Hardly a good example
Given two of the greatest dangers to teenagers are underage drinking and driving too fast, let us hope the Elgin Police Department does not return Elgin High School police liaison officer Phillip Brown to his post. Brown last weekend was charged with driving under the influence, speeding, disobeying a traffic control device and fleeing police in Bartlett. An internal investigation also is under way, but in terms of his liaison work, the answer is simple. Keep him out of the high schools unless it's to speak on how easily a bad decision can mess up one's life.
Watery wedding lesson
Looking for a place to hang up an extra-lengthy wedding gown after the party?
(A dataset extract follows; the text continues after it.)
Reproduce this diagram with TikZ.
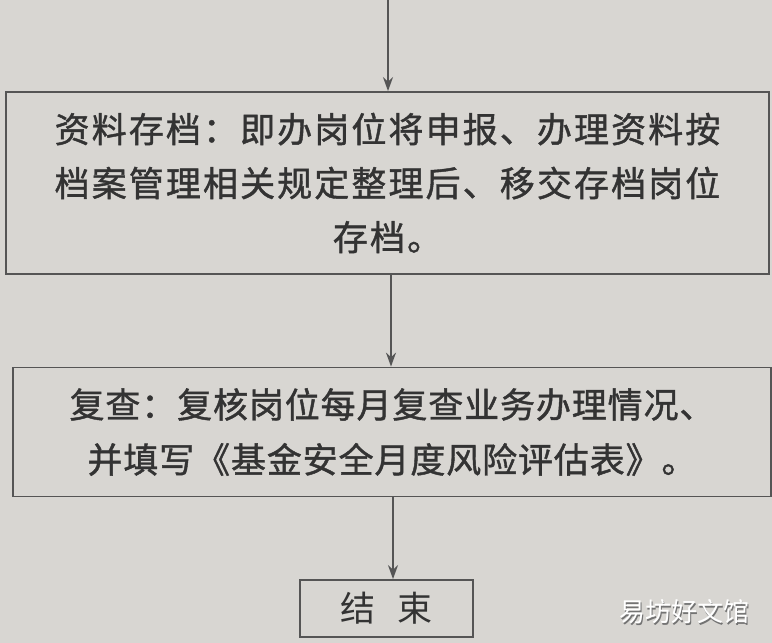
\documentclass[tikz,border=0pt]{standalone}
\usepackage{fontspec}
\newfontfamily\cjk{Noto Sans CJK SC}
\newfontfamily\cjksp[LetterSpace=6,FakeBold=1.2]{Noto Sans CJK SC}
\newfontfamily\cjkspb[LetterSpace=2.5,FakeBold=1.2]{Noto Sans CJK SC}
\usetikzlibrary{arrows.meta}
\definecolor{paper}{HTML}{D8D6D2}
\definecolor{ink}{HTML}{333333}
\definecolor{edge}{HTML}{555555}
\tikzset{
  x=1pt, y=-1pt,
  stepbox/.style={draw=edge, line width=1.8pt, fill=paper, text=ink, align=center,
    inner sep=0pt, font=\cjksp\fontsize{35}{54}\selectfont},
  flow/.style={draw=edge, line width=1.6pt, -{Stealth[length=14pt,width=10pt]}}
}
\begin{document}
\begin{tikzpicture}
\fill[paper] (0,0) rectangle (772,643);
\useasboundingbox (0,0) rectangle (772,643);
\coordinate (top) at (388,0);
\node[stepbox, minimum width=763pt, minimum height=182pt] (b1) at (387.5,183)
  {资料存档：即办岗位将申报、办理资料按\\档案管理相关规定整理后、移交存档岗位\\存档。};
\node[stepbox, minimum width=758pt, minimum height=129pt, font=\cjkspb\fontsize{35}{55}\selectfont] (b2) at (392,432)
  {复查：复核岗位每月复查业务办理情况、\\并填写《基金安全月度风险评估表》。};
\node[stepbox, minimum width=173pt, minimum height=57pt, font=\cjk\fontsize{35}{35}\selectfont] (b3) at (386.5,608.5)
  {结\hspace{22pt}束};
\draw[flow] (top) -- (top |- b1.north);
\draw[flow] (b1.south -| 391,0) -- (b2.north -| 391,0);
\draw[flow] (b2.south -| 393,0) -- (b3.north -| 393,0);
\node[font=\cjk\fontsize{26}{26}\selectfont, text=black!55] (wm0) at (685.5,613.5) {易坊好文馆};
\node[font=\cjk\fontsize{26}{26}\selectfont, text=white] (wm) at (684,612) {易坊好文馆};
\end{tikzpicture}
\end{document}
An unidentified bride unwisely chose the sprinkler head in her hotel room at the Hilton Garden Inn in Hoffman Estates. In doing so, she broke the vial that activates the sprinkler system during a fire. The water flooded six rooms, two on each of three floors before hitting the lobby. The 184-room hotel had to be evacuated even as the bride and groom disappeared. A first lesson in marriage? Pick a safer place to hang up your clothes.
You call this fair?
Because illegal immigrant Felipe Orsonio of Carpentersville stole somebody else's identity and messed up their credit only to live, work, get a mortgage and buy a car, two years' probation is a "fair" sentence, said Kane County Assistant State's Attorney Brian Mirandola. Fair to whom? And with prosecutors like that, who needs defense attorneys?